• What is expected: Write out the listing, please, but only from its first line through the line containing "gene_id = 'Potri.004G069400'", exactly as given and without pictures.

• Source data:
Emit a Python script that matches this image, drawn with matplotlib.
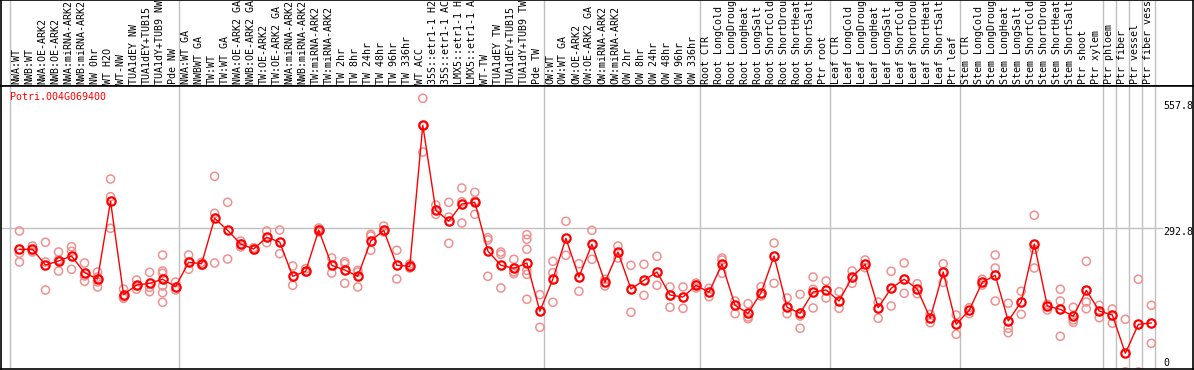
import matplotlib
matplotlib.use('Agg')
import matplotlib.pyplot as plt
import numpy as np

# ---- data -------------------------------------------------------------
gene_id = 'Potri.004G069400'

samples = [
    'NWA:WT', 'NWB:WT', 'NWA:OE-ARK2', 'NWB:OE-ARK2', 'NWA:miRNA-ARK2',
    'NWB:miRNA-ARK2', 'NW 0hr', 'WT H2O', 'WT-NW', 'TUA1dEY NW',
    'TUA1dEY+TUB15 NW', 'TUA1dY+TUB9 NW', 'Pde NW',
    'NWA:WT GA', 'NWBWT GA', 'TW:WT', 'TW:WT GA', 'NWA:OE-ARK2 GA',
    'NWB:OE-ARK2 GA', 'TW:OE-ARK2', 'TW:OE-ARK2 GA', 'NWA:miRNA-ARK2',
    'NWB:miRNA-ARK2', 'TW:miRNA-ARK2', 'TW:miRNA-ARK2', 'TW 2hr', 'TW 8hr',
    'TW 24hr', 'TW 48hr', 'TW 96hr', 'TW 336hr', 'WT ACC',
    '35S::etr1-1 H2O', '35S::etr1-1 ACC', 'LMX5::etr1-1 H2O',
    'LMX5::etr1-1 ACC', 'WT-TW', 'TUA1dEY TW', 'TUA1dEY+TUB15 TW',
    'TUA1dY+TUB9 TW', 'Pde TW',
    'OW:WT', 'OW:WT GA', 'OW:OE-ARK2', 'OW:OE-ARK2 GA', 'OW:miRNA-ARK2',
    'OW:miRNA-ARK2', 'OW 2hr', 'OW 8hr', 'OW 24hr', 'OW 48hr', 'OW 96hr',
    'OW 336hr',
    'Root CTR', 'Root LongCold', 'Root LongDrought', 'Root LongHeat',
    'Root LongSalt', 'Root ShortCold', 'Root ShortDrought', 'Root ShortHeat',
    'Root ShortSalt', 'Ptr root',
    'Leaf CTR', 'Leaf LongCold', 'Leaf LongDrought', 'Leaf LongHeat',
    'Leaf LongSalt', 'Leaf ShortCold', 'Leaf ShortDrought', 'Leaf ShortHeat',
    'Leaf ShortSalt', 'Ptr leaf',
    'Stem CTR', 'Stem LongCold', 'Stem LongDrought', 'Stem LongHeat',
    'Stem LongSalt', 'Stem ShortCold', 'Stem ShortDrought', 'Stem ShortHeat',
    'Stem ShortSalt', 'Ptr shoot',
    'Ptr xylem', 'Ptr phloem', 'Ptr fiber', 'Ptr vessel', 'Ptr fiber vessel',
]

# sample group boundaries (index of first sample after the break)
group_breaks = [0, 13, 41, 53, 63, 73, 84, 85, 86, 87, 88]

means = [
    250.1, 250.1, 218.1, 226.3, 236.4, 202.4, 189.6, 347.9, 157.6, 177.3,
    180.8, 189.0, 173.9, 223.6, 220.7, 313.3, 288.8, 260.9, 250.7, 274.6,
    265.0, 195.1, 205.3, 289.4, 217.5, 207.9, 195.1, 267.0, 288.8, 217.5,
    215.4, 502.9, 329.6, 307.8, 342.4, 345.9, 246.6, 217.5, 211.4, 222.2,
    123.7, 189.6, 272.5, 193.6, 260.3, 182.8, 244.6, 169.2, 186.9, 203.8,
    156.9, 152.9, 176.7, 162.5, 220.1, 136.0, 119.6, 161.6, 236.4, 131.9,
    119.6, 163.1, 167.1, 144.7, 193.6, 219.5, 131.1, 170.6, 189.0, 169.2,
    109.5, 203.8, 97.2, 125.8, 182.8, 197.1, 104.0, 143.3, 260.9, 134.5,
    127.8, 113.5, 166.5, 124.3, 116.2, 38.1, 97.2, 99.9,
]

replicates = [
    [287.4, 241.9, 224.2], [256.8, 248.7, 244.6], [264.4, 224.2, 167.1],
    [244.6, 228.3, 205.9], [255.4, 246.0, 209.3], [222.2, 195.7, 184.9],
    [203.8, 193.6, 183.4, 173.3], [393.4, 357.3, 292.9], [169.2, 152.9, 150.2],
    [187.5, 175.3, 168.6], [203.2, 172.6, 163.7],
    [238.5, 205.9, 201.2, 175.3, 161.6, 142.1], [183.4, 167.1],
    [238.5, 224.2, 209.3], [223.6, 217.5], [398.9, 323.5, 222.2],
    [345.9, 230.3], [267.0, 260.9, 254.8], [253.4, 248.7], [287.4, 263.6],
    [289.4, 241.1], [216.1, 176.7], [210.6, 203.8], [293.5, 289.4, 285.4],
    [232.4, 201.8], [224.8, 220.7, 180.8], [207.3, 203.8, 173.3],
    [280.7, 277.2, 248.1], [297.6, 285.4], [248.1, 189.6],
    [220.1, 216.1, 212.0], [557.9, 502.4, 448.4], [340.4, 321.4],
    [345.9, 315.9, 262.3], [375.0, 347.1, 303.7], [366.3, 348.5, 321.4],
    [273.7, 269.1, 195.1], [244.6, 239.9, 171.2], [229.7, 204.4, 200.4],
    [279.9, 270.5, 250.1, 207.3, 199.1, 148.2], [157.6, 91.1],
    [225.6, 202.4, 142.1], [307.2, 237.9], [220.7, 164.5], [288.8, 229.7],
    [189.0, 175.3], [256.8, 232.4], [217.5, 121.7], [219.5, 156.3],
    [235.8, 176.7], [173.3, 131.9], [173.3, 129.8], [181.4, 177.3, 171.2],
    [170.6, 153.5], [232.4, 228.3, 201.2], [144.7, 118.8],
    [139.2, 112.1, 108.6], [173.9, 154.9], [262.9, 180.8], [150.8, 118.8],
    [158.4, 114.1, 89.1], [193.6, 168.6, 130.5], [185.5, 150.8],
    [163.7, 129.8], [205.9, 180.8], [228.3, 212.6], [142.7, 109.5],
    [205.3, 134.5], [222.2, 160.4], [180.0, 159.6], [117.6, 100.5],
    [220.7, 182.8], [116.2, 76.8], [131.1, 118.8], [189.0, 177.3],
    [238.5, 212.0, 144.7], [140.0, 89.1, 80.1], [164.5, 117.6],
    [319.4, 250.1, 212.0], [138.0, 126.4], [168.6, 144.7, 72.8],
    [131.9, 106.0, 101.3], [225.6, 142.7, 129.0], [136.0, 110.7],
    [128.4, 99.3], [107.4, 0.0, 0.0], [189.0, 0.0], [136.0, 58.5],
]

scale_ticks = [557.8, 292.8, 0]

# ---- figure layout (pixel based) --------------------------------------
W, H = 1194, 370
plt.rcParams['font.family'] = ['DejaVu Sans Mono']
fig = plt.figure(figsize=(W / 100, H / 100), dpi=100)


def px_box(x0, y0, x1, y1):
    return [x0 / W, 1 - y1 / H, (x1 - x0) / W, (y1 - y0) / H]


ax_lab = fig.add_axes(px_box(1, 0, 1193, 86))
ax = fig.add_axes(px_box(1, 86, 1193, 369))

xlim = (-1.19, 90.43)
grid_c = '#c0c0c0'
red = '#ff0000'
pink = '#f09090'
fs = 7.2
max_chars = 14  # header column only holds ~14 characters

for a in (ax_lab, ax):
    a.set_xlim(*xlim)
    a.set_xticks([])
    a.set_yticks([])
    for s in a.spines.values():
        s.set_color('black')
        s.set_linewidth(1.2)
    for b in group_breaks:
        a.axvline(b - 0.477, color=grid_c, lw=1, zorder=0)

# ---- sample labels ----------------------------------------------------
ax_lab.set_ylim(0, 1)
for i, name in enumerate(samples):
    ax_lab.text(i, 0.025, name[:max_chars].rstrip(), rotation=90,
                ha='center', va='bottom', fontsize=fs, color='black')

# ---- expression plot --------------------------------------------------
ax.set_ylim(6.1, 583)
ax.axhline(scale_ticks[1], xmin=0, xmax=0.974, color=grid_c, lw=1, zorder=0)

x = np.arange(len(means)) + 0.23
for xi, reps in zip(x, replicates):
    ax.scatter([xi] * len(reps), reps, s=34, facecolors='none',
               edgecolors=pink, linewidths=1.1, zorder=2)

ax.plot(x, means, color=red, lw=1, zorder=3)
ax.plot(x, means, 'o', ms=6, mfc='none', mec=red, mew=1.6, zorder=4)

ax.text(0.0075, 0.96, gene_id, transform=ax.transAxes, color=red,
        fontsize=fs, ha='left', va='center')

tick_offsets = [-8, -4, 9]
for v, dy in zip(scale_ticks, tick_offsets):
    ax.annotate(f'{v:g}', xy=(0.9748, v), xycoords=('axes fraction', 'data'),
                xytext=(0, dy), textcoords='offset pixels',
                ha='left', va='center', fontsize=fs, color='black',
                annotation_clip=False)

fig.savefig('out.png', dpi=100)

• Correct output:
Emit a Python script that matches this image, drawn with matplotlib.
import matplotlib
matplotlib.use('Agg')
import matplotlib.pyplot as plt
import numpy as np

# ---- data -------------------------------------------------------------
gene_id = 'Potri.004G069400'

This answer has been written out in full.